I know that I didn’t provide many details, but can we exclude that the problem of high reduced Baker-Cousins Chi2 is due to the high number of empty bins and the associated error ?

I thank you very much again for your support.

Kind Regards.

Caterina.

moneta · June 30, 2020, 8:56am

Hi,

The problem with the Chi-square is when having empty bins or bins with few entries. The Neyman Chi2 assumes a gaussian distribution in each bins, and this approximation breaks quite strongly when the expected number of events per bin is < 5.
The Baker-Cousins chi2 since is based on a Poisson likelihood ratio works much better, however the approximation that follows a chi2 distribution is not valid anymore when the expected number of events is small. There is a nice old note from J. Heinrich (see the first Figure in his note) about this, showing that when the expected events is between 1 and 5 the expected value is larger than 1 as you observe.
However it drops very quickly for values < 1, means you will underestimate a lot the chi2 for the empty bins.

You can find this note here: https://www-cdf.fnal.gov/physics/statistics/notes/cdf5718_loglikeratv2.ps.gz

The best way to get a reasonable p-value, to see if the fitted function is compatible with your data, in the case of empty bins will be then to re-calibrate the obtained Baker-Cousins chi2 using pseudo-experiments.

Lorenzo

cate · July 3, 2020, 5:52pm

Hi Lorenzo,

Thank you very much for the explanations and interesting note.

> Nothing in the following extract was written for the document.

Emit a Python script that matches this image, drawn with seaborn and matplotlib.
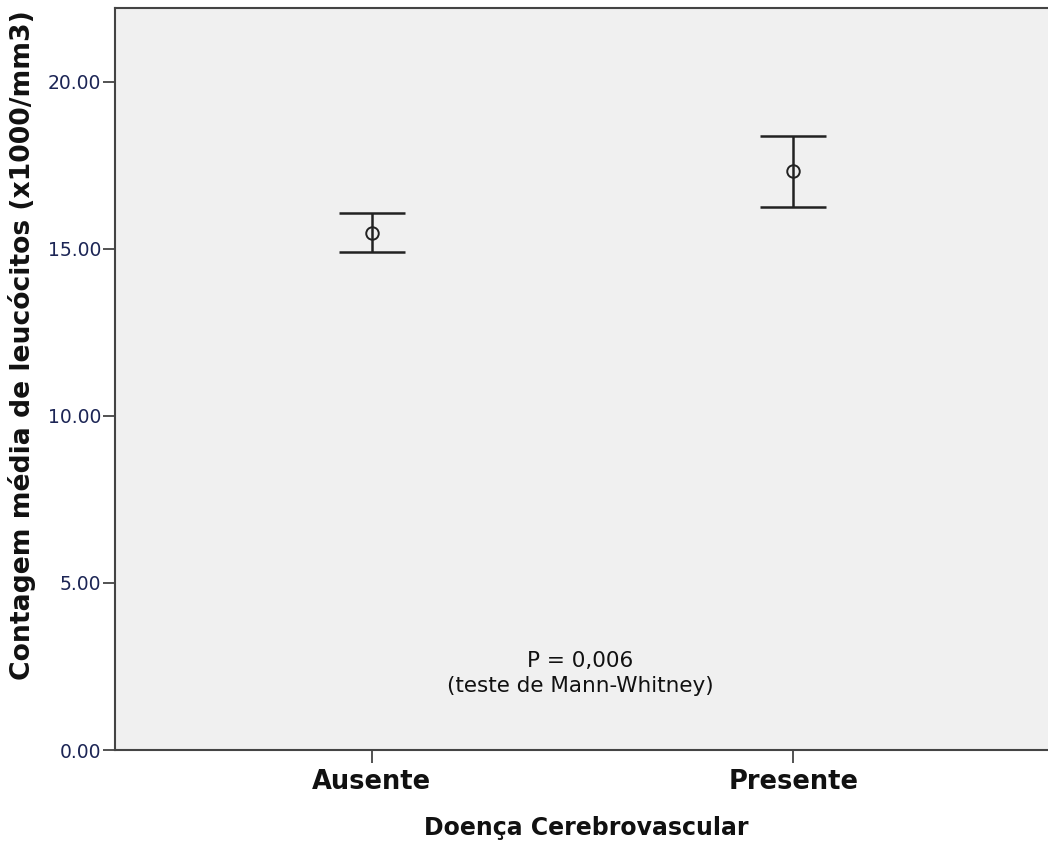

So could you please confirm if I understood correctly?

In my first case where I obtained a Neyman reduced Chi-Square =1.5 and Baker-Cousins Chi2=1.03, and I don’t have empty bins but high % of bins with value around 5 , I can probably still use the Baker-Cousins Chi2 to evaluate the goodness of fit.

In the second case with empty bins: the empty bins give me a very low value of Baker-Cousins Chi2 for those bins, and at the same time, all the bins with value between 1 and 4 (I have high % of bins with this charachteristics) cause a resulting total value of Baker Cousins Chi2 >1.

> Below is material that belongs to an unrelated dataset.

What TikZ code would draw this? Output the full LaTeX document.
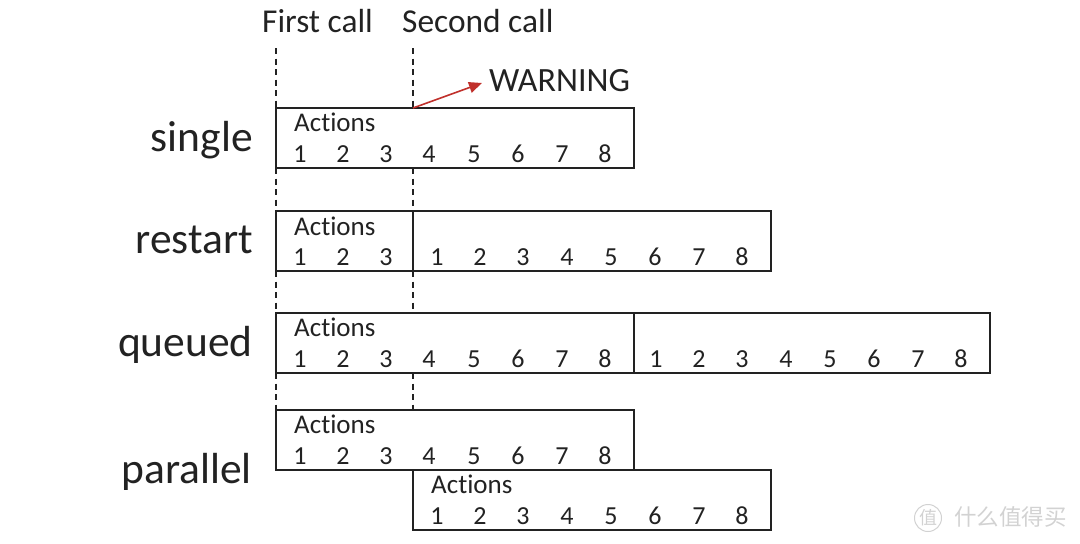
\documentclass[tikz,border=0pt]{standalone}
\usepackage{fontspec}
\setmainfont[Ligatures=NoCommon]{Carlito}
\newfontfamily\cjkf{Noto Sans CJK SC}
\usetikzlibrary{arrows.meta}
\definecolor{warnred}{HTML}{C0302B}
\definecolor{ink}{HTML}{222222}
\definecolor{wm}{HTML}{D2D2D2}
\tikzset{
  x=1pt,y=-1pt,
  actbox/.style={draw=ink,line width=1.7pt,outer sep=0pt,minimum height=60pt,inner sep=0pt,anchor=north west},
  dig/.style={text=ink,font=\fontsize{26}{26}\selectfont,inner sep=0pt,anchor=base},
  act/.style={text=ink,font=\fontsize{27}{27}\selectfont,inner sep=0pt,anchor=base west},
  mode/.style={text=ink,font=\fontsize{43.5}{43.5}\selectfont,inner sep=0pt,anchor=base east},
  call/.style={text=ink,font=\fontsize{33.4}{33.4}\selectfont,inner sep=0pt,anchor=base west},
  guide/.style={draw=ink,line width=1.3pt,dash pattern=on 6pt off 4.5pt},
  wmtext/.style={text=wm,inner sep=0pt}
}
\newcommand{\digrow}[2]{\foreach \dx [count=\dn] in {#1}{\node[dig] at (\dx,#2) {\dn};}}
\begin{document}
\begin{tikzpicture}
\useasboundingbox (0,0) rectangle (1080,544);
% boxes
\node[actbox,minimum width=358pt] (s1) at (276,108) {};
\node[actbox,minimum width=137pt] (r1) at (276,211) {};
\node[actbox,minimum width=358pt] (r2) at (413,211) {};
\node[actbox,minimum width=358pt] (q1) at (276,313) {};
\node[actbox,minimum width=356pt] (q2) at (634,313) {};
\node[actbox,minimum width=358pt] (p1) at (276,410) {};
\node[actbox,minimum width=358pt] (p2) at (413,470) {};
% call labels
\node[call] (c1) at (262,32) {First call};
\node[call] (c2) at (402,32) {Second call};
\coordinate (a1) at (276,48);
\coordinate (a2) at (413,48);
\coordinate (s2t) at (413,108);
\coordinate (s2b) at (413,168);
\coordinate (r2b) at (413,271);
\coordinate (q2t) at (413,313);
\coordinate (q2b) at (413,373);
\coordinate (p2t) at (413,410);
% dashed guides
\draw[guide] (a1) -- (s1.north west);
\draw[guide] (s1.south west) -- (r1.north west);
\draw[guide] (r1.south west) -- (q1.north west);
\draw[guide] (q1.south west) -- (p1.north west);
\draw[guide] (a2) -- (s2t);
\draw[guide] (s2b) -- (r2.north west);
\draw[guide] (r2b) -- (q2t);
\draw[guide] (q2b) -- (p2t);
% warning
\node[text=ink,font=\fontsize{34}{34}\selectfont,inner sep=0pt,anchor=base west] (w) at (489,91.5) {WARNING};
\draw[warnred,line width=1.6pt,-{Triangle[length=13pt,width=11pt]}] (s2t) -- (482,83);
% mode labels
\node[mode] (m1) at (253,151) {single};
\node[mode] (m2) at (253,253) {restart};
\node[mode] (m3) at (253,356) {queued};
\node[mode] (m4) at (252,483) {parallel};
% actions
\node[act] at (294,131.5) {Actions};
\node[act] at (294,235.5) {Actions};
\node[act] at (294,336.5) {Actions};
\node[act] at (294,433.5) {Actions};
\node[act] at (431,493.5) {Actions};
% digits
\digrow{300,343,386,429,474,518,562,605}{162.5}
\digrow{300,343,386}{265.5}
\digrow{437,480,523,567,611,655,699,742}{265.5}
\digrow{300,343,386,429,474,518,562,605}{367.5}
\digrow{656,699,742,786,830,874,918,961}{367.5}
\digrow{300,343,386,429,474,518,562,605}{464.5}
\digrow{437,480,523,567,611,655,699,742}{524.5}
% watermark
\node[draw=wm,line width=1pt,circle,minimum size=27pt,inner sep=0pt,text=wm,font=\cjkf\fontsize{18}{18}\selectfont] (wc) at (928,518) {值};
\node[wmtext,font=\cjkf\fontsize{22.5}{22.5}\selectfont,anchor=west] (wt) at (954,517) {什么值得买};
\end{tikzpicture}
\end{document}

Therefore in this case I cannot use anymore Baker-Cousins Chi2 to evaluate the goodness of fit.

Is my understanding correct?

Could you please finally suggest a reference explaining how to recalibrate the Baker-Cousin Chi2 with pseudo-experiments?

I thank you very much again for your support.

Kind Regards.

Caterina.

moneta · July 6, 2020, 12:30pm

Hi,

I think you could still use it, but you might need to calibrate the obtained p-value using pseudo-experiments.
For doing this you generate a number N of toys experiments (e…g. N=1000) , where each toys consists of an histogram with the same number of bins as your data histogram and with data obtained from your fit function (e…g using TH1::FillRandom). From the distribution of the obtained chi2 values and your specific value obtained with the original data you obtain you can compute then the corrected p-value.
If you need I can provide you an example

Best regards

Lorenzo

cate · July 8, 2020, 5:58am

Hi Lorenzo,
Thank you very much for the explanations.
Yes please, it would be great if you could provide me an example.
Best Regards.
Caterina

-------- Message original --------

cate · July 20, 2020, 8:06pm

Hello Lorenzo,
I am so sorry I didn’t receive the example on this subject. Could you please send it to me again?

Thank you very much.
Kind Regards.
Caterina.

moneta · July 22, 2020, 4:14pm

Hi,

Here is an example where you compute the p-value using toys.
Sorry for the delay

Lorenzo

Chi2test_Example_toys.C (3.7 KB)

system · August 5, 2020, 4:14pm

This topic was automatically closed 14 days after the last reply. New replies are no longer allowed.